Este fue el principal motivo por el que eran vistos como “gente de respeto, como cualquier otra persona con honor” y aunque la violencia seguía presente en la región, solía ser entre grupos rivales y no contra los civiles.
Sin embargo, Manzo también mencionó que esta paz era posible gracias a una especie de acuerdo que existía entre el Estado y el crimen organizado.

“A cambio de pagar y someterse al control de las plazas, los delincuentes recibían un margen de operación a cambio de mantener ‘civilizado’ el orden social y evitar el desbordamiento de la violencia”.
Además, durante este periodo el Cártel de Sinaloa era el único de la región, por lo que no había conflictos derivados de la disputa de territorio.

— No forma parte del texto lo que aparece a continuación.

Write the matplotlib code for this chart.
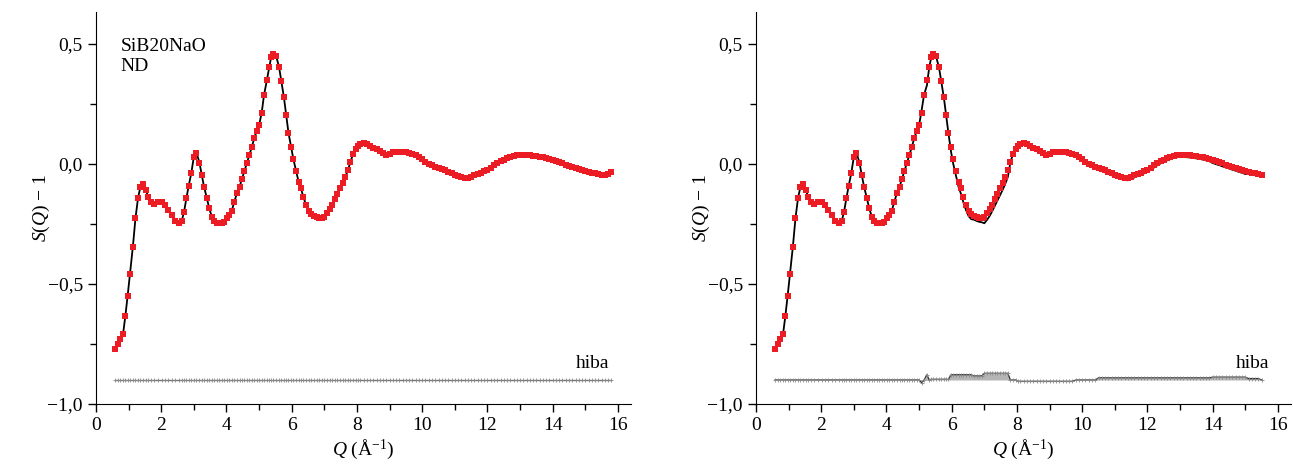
import numpy as np
import matplotlib.pyplot as plt
from matplotlib.ticker import MultipleLocator, FuncFormatter

plt.rcParams.update({
    'font.family': ['Liberation Serif', 'DejaVu Serif'],
    'font.size': 14,
    'mathtext.fontset': 'custom',
    'mathtext.rm': 'Liberation Serif',
    'mathtext.it': 'Liberation Serif:italic',
})

q = [0.58, 0.68, 0.75, 0.83, 0.90, 0.97, 1.04, 1.13, 1.21, 1.29, 1.36, 1.45, 1.53, 1.60,
     1.69, 1.79, 1.91, 2.02, 2.12, 2.22, 2.32, 2.42, 2.53, 2.63, 2.70, 2.77, 2.84, 2.92,
     3.00, 3.08, 3.17, 3.24, 3.31, 3.40, 3.47, 3.55, 3.63, 3.71, 3.78, 3.85, 3.91, 4.01,
     4.09, 4.16, 4.24, 4.32, 4.40, 4.47, 4.55, 4.62, 4.70, 4.78, 4.85, 4.93, 5.00, 5.08,
     5.15, 5.24, 5.31, 5.37, 5.44, 5.52, 5.61, 5.68, 5.76, 5.83, 5.90, 5.98, 6.05, 6.13,
     6.21, 6.28, 6.36, 6.44, 6.52, 6.60, 6.68, 6.76, 6.84, 6.92, 7.00, 7.08, 7.16, 7.24,
     7.32, 7.40, 7.48, 7.56, 7.64, 7.72, 7.80, 7.88, 7.96, 8.04,
     8.1, 8.2, 8.3, 8.4, 8.5, 8.6, 8.7, 8.8, 8.9, 9.0, 9.1, 9.2, 9.3, 9.4, 9.5, 9.6, 9.7,
     9.8, 9.9, 10.0, 10.1, 10.2, 10.3, 10.4, 10.5, 10.6, 10.7, 10.8, 10.9, 11.0, 11.1,
     11.2, 11.3, 11.4, 11.5, 11.6, 11.7, 11.8, 11.9, 12.0, 12.1, 12.2, 12.3, 12.4, 12.5,
     12.6, 12.7, 12.8, 12.9, 13.0, 13.1, 13.2, 13.3, 13.4, 13.5, 13.6, 13.7, 13.8, 13.9,
     14.0, 14.1, 14.2, 14.3, 14.4, 14.5, 14.6, 14.7, 14.8, 14.9, 15.0, 15.1, 15.2, 15.3,
     15.4, 15.5, 15.6, 15.7, 15.8]
s = [-0.772, -0.750, -0.730, -0.708, -0.633, -0.549, -0.458, -0.345, -0.226, -0.140,
     -0.097, -0.085, -0.108, -0.139, -0.158, -0.167, -0.160, -0.160, -0.172, -0.192,
     -0.212, -0.237, -0.247, -0.236, -0.199, -0.143, -0.092, -0.039, 0.030, 0.047,
     0.006, -0.044, -0.094, -0.143, -0.185, -0.219, -0.237, -0.246, -0.248, -0.245,
     -0.240, -0.226, -0.213, -0.196, -0.157, -0.122, -0.095, -0.064, -0.028, 0.003,
     0.037, 0.072, 0.107, 0.139, 0.162, 0.214, 0.287, 0.350, 0.403, 0.445, 0.456,
     0.450, 0.405, 0.347, 0.278, 0.204, 0.130, 0.072, 0.020, -0.028, -0.074, -0.101,
     -0.139, -0.171, -0.196, -0.208, -0.215, -0.220, -0.224, -0.226, -0.219, -0.205,
     -0.189, -0.169, -0.147, -0.124, -0.102, -0.080, -0.055, -0.026, 0.008, 0.042,
     0.064, 0.075,
     0.082, 0.087, 0.083, 0.074, 0.068, 0.062, 0.053, 0.044, 0.038, 0.043, 0.048,
     0.051, 0.051, 0.050, 0.049, 0.047, 0.043, 0.036, 0.027, 0.019, 0.010, 0.000,
     -0.006, -0.011, -0.016, -0.020, -0.026, -0.032, -0.038, -0.044, -0.049, -0.054,
     -0.058, -0.059, -0.054, -0.047, -0.041, -0.036, -0.030, -0.024, -0.015, -0.006,
     0.003, 0.011, 0.018, 0.024, 0.029, 0.034, 0.037, 0.038, 0.038, 0.037, 0.036,
     0.034, 0.032, 0.030, 0.027, 0.024, 0.020, 0.016, 0.011, 0.007, 0.002, -0.003,
     -0.007, -0.012, -0.016, -0.021, -0.025, -0.030, -0.033, -0.036, -0.038, -0.041,
     -0.044, -0.046, -0.042, -0.033]

# right panel: data up to 15.5, and the fit error (hiba) in blocks (q from, q to, value)
q_max_right = 15.5
hiba_blocks = [(5.05, 5.12, -0.012), (5.2, 5.28, 0.022), (5.35, 5.95, 0.003),
               (5.95, 6.62, 0.022), (6.62, 6.98, 0.017), (6.98, 7.78, 0.028),
               (8.0, 9.75, -0.006), (10.45, 13.95, 0.009), (13.95, 15.1, 0.012),
               (15.1, 15.5, 0.006)]

hiba_level = -0.9
red = '#ec1c24'


def fmt_y(v, pos):
    return f'{v:.1f}'.replace('.', ',').replace('-', '\u2212')


def fmt_x(v, pos):
    return f'{v:.0f}'


def style(ax):
    ax.set_xlim(0, 16.4)
    ax.set_ylim(-1.0, 0.633)
    ax.spines['top'].set_visible(False)
    ax.spines['right'].set_visible(False)
    ax.xaxis.set_major_locator(MultipleLocator(2))
    ax.xaxis.set_minor_locator(MultipleLocator(1))
    ax.yaxis.set_major_locator(MultipleLocator(0.5))
    ax.yaxis.set_minor_locator(MultipleLocator(0.25))
    ax.yaxis.set_major_formatter(FuncFormatter(fmt_y))
    ax.xaxis.set_major_formatter(FuncFormatter(fmt_x))
    ax.tick_params(which='major', direction='out', length=6, width=1, labelsize=14)
    ax.tick_params(which='minor', direction='out', length=4, width=1)
    ax.set_xlabel('$Q$ (Å$^{-1}$)', fontsize=14, labelpad=2)
    ax.set_ylabel('$S$($Q$) \u2212 1', fontsize=14)
    ax.yaxis.set_label_coords(-0.082, 0.5)


fig = plt.figure(figsize=(12.93, 4.65), dpi=100)
ax1 = fig.add_axes([96 / 1293, 61 / 465, 535 / 1293, 392 / 465])
ax2 = fig.add_axes([756 / 1293, 61 / 465, 535 / 1293, 392 / 465])

qa = np.array(q)
sa = np.array(s)

# left: fit follows data, error ~ 0
fit_l = sa.copy()
err_l = sa - fit_l

# right
mask = qa <= q_max_right
q_r = qa[mask]
s_r = sa[mask]
err_r = np.zeros_like(q_r)
for a, b, v in hiba_blocks:
    err_r[(q_r >= a) & (q_r < b)] = v
fit_r = s_r - err_r

for ax, qq, ss, ff, ee in [(ax1, qa, sa, fit_l, err_l), (ax2, q_r, s_r, fit_r, err_r)]:
    ax.fill_between(qq, hiba_level, hiba_level + ee, color='#b5b5b5', lw=0, zorder=1)
    ax.plot(qq, hiba_level + ee, color='#333333', lw=0.9, marker='+', ms=3,
            mec='#888888', mew=0.6, zorder=2)
    ax.plot(qq, ff, color='black', lw=1.3, zorder=3)
    ax.plot(qq, ss, 's', color=red, ms=4.3, mew=0, zorder=4)
    ax.text(15.75, -0.85, 'hiba', ha='right', va='baseline', fontsize=14)
    style(ax)

ax1.text(0.75, 0.37, 'SiB20NaO\nND', ha='left', va='bottom', fontsize=14, linespacing=1.25)

fig.savefig('out.png', dpi=100)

De acuerdo con el autor del libro, el precio de esta estabilidad fue la captura de instituciones de seguridad y justicia por parte de los grupos criminales, lo que incrementó la vulnerabilidad ciudadana.
“En lo que concierne a Michoacán, las fuentes disponibles indican que el narcotráfico se inició en las zonas serranas de Aguililla”, destacó Manzo, puntualizando que “con los narcos de antes, no sólo había mejores precios para los campesinos sino también un sistema de intercambio basado en las redes de confianza y el dinero con pago de precios más justos”.
“Ese tipo de personajes que ‘no se metían con el pueblo’ aparecían como benefactores a los que la población suele llamar ‘los narcos de antes’”.
De benefactores a grupos empresariales: “narcos de hoy”

A partir de 1985 la estructura de pactos comenzó a fracturarse, pues a medida que se profundizaba la apertura democrática en las siguientes décadas, el gobierno se debilitó y fue incapaz de imponer su control a los cárteles”, explicó el escritor y mencionó en su libro que “la creación de nuevos partidos significó que no todos estuvieran en el mismo bando”.
“Puede ser que los narcotraficantes sobornen a funcionarios de una ciudad o estado, pero los oficiales federales podrían estar trabajando para su rival”, según Territorios Violentos de México, que cita al periodista Ioan Grillo.
Este panorama dio pie a una competencia de territorio por medio de la violencia para controlar plazas y el negocio del comercio ilícito.
Guerra Manzo refirió que, a diferencia de los antecesores, “los nuevos se transforman en ”organizaciones más complejas y piramidales”, pues se encargaron de perfeccionar la violencia organizada y ampliaron sus fuentes de ingresos.

Así, el arribo de grupos como Los Zetas marcó un antes y un después, ya que “llevaron la violencia a niveles sin precedentes y eso obligó a los demás cárteles a invertir más en su músculo violento”.
Además, “fusionaron dos actividades que hasta entonces habían estado separadas en el aparato de los cárteles: ejercicio de la violencia (sicariato) y operaciones criminales más allá del mercado de las drogas como los secuestros, la venta de protección y la extorsión”.
En esta nueva era, la sociedad se transformó en botín, pues “empezaron a aplicar tácticas de terror, veían a la población civil como un botín de guerra”, documentó en el libro.
La extorsión, el secuestro y la explotación forzada de negocios legales y delictivos se extendió por regiones enteras, encabezada por organizaciones que ya no buscaban legitimidad social, sino control total de territorios, flujos de dinero y actores políticos y estatales.
Fue entonces que las cabezas de plaza -figuras centrales del nuevo crimen organizado- “fungían como una especie de neocacique al servicio del crimen, entre la cúpula del cártel, la población y las autoridades locales”.
Consecuencias y nuevos riesgos

El cambio de modelo fue radical. “La guerra entre todos los cárteles por el control de plazas y de porciones del mercado de lo ilícito detonó incesantes espirales de violencia”, afirmó Guerra Manzo.
El crimen organizado dejó de ser un actor más o menos integrado a la vida comunitaria y pasó a desafiar abiertamente al Estado, disputándole control territorial y ejerciendo funciones casi gubernamentales, desde la impartición de justicia hasta la prestación de servicios sociales, drenando recursos públicos y privados.
La penetración de estructuras mafiosas en municipios, la cooptación de autoridades y el aumento de la brutalidad han marcado una nueva etapa en la historia del narcotráfico en México.
En palabras de Guerra Manzo: “Antes, la policía explotaba a los delincuentes, ahora era al revés: trabajaban para el crimen organizado”.
Los cárteles de hoy no sólo se enfrentan violentamente entre sí, sino que imponen un modelo de expoliación económica y control social sobre comunidades enteras, “socavando la autoridad del Estado” y transformando el modo de vida local.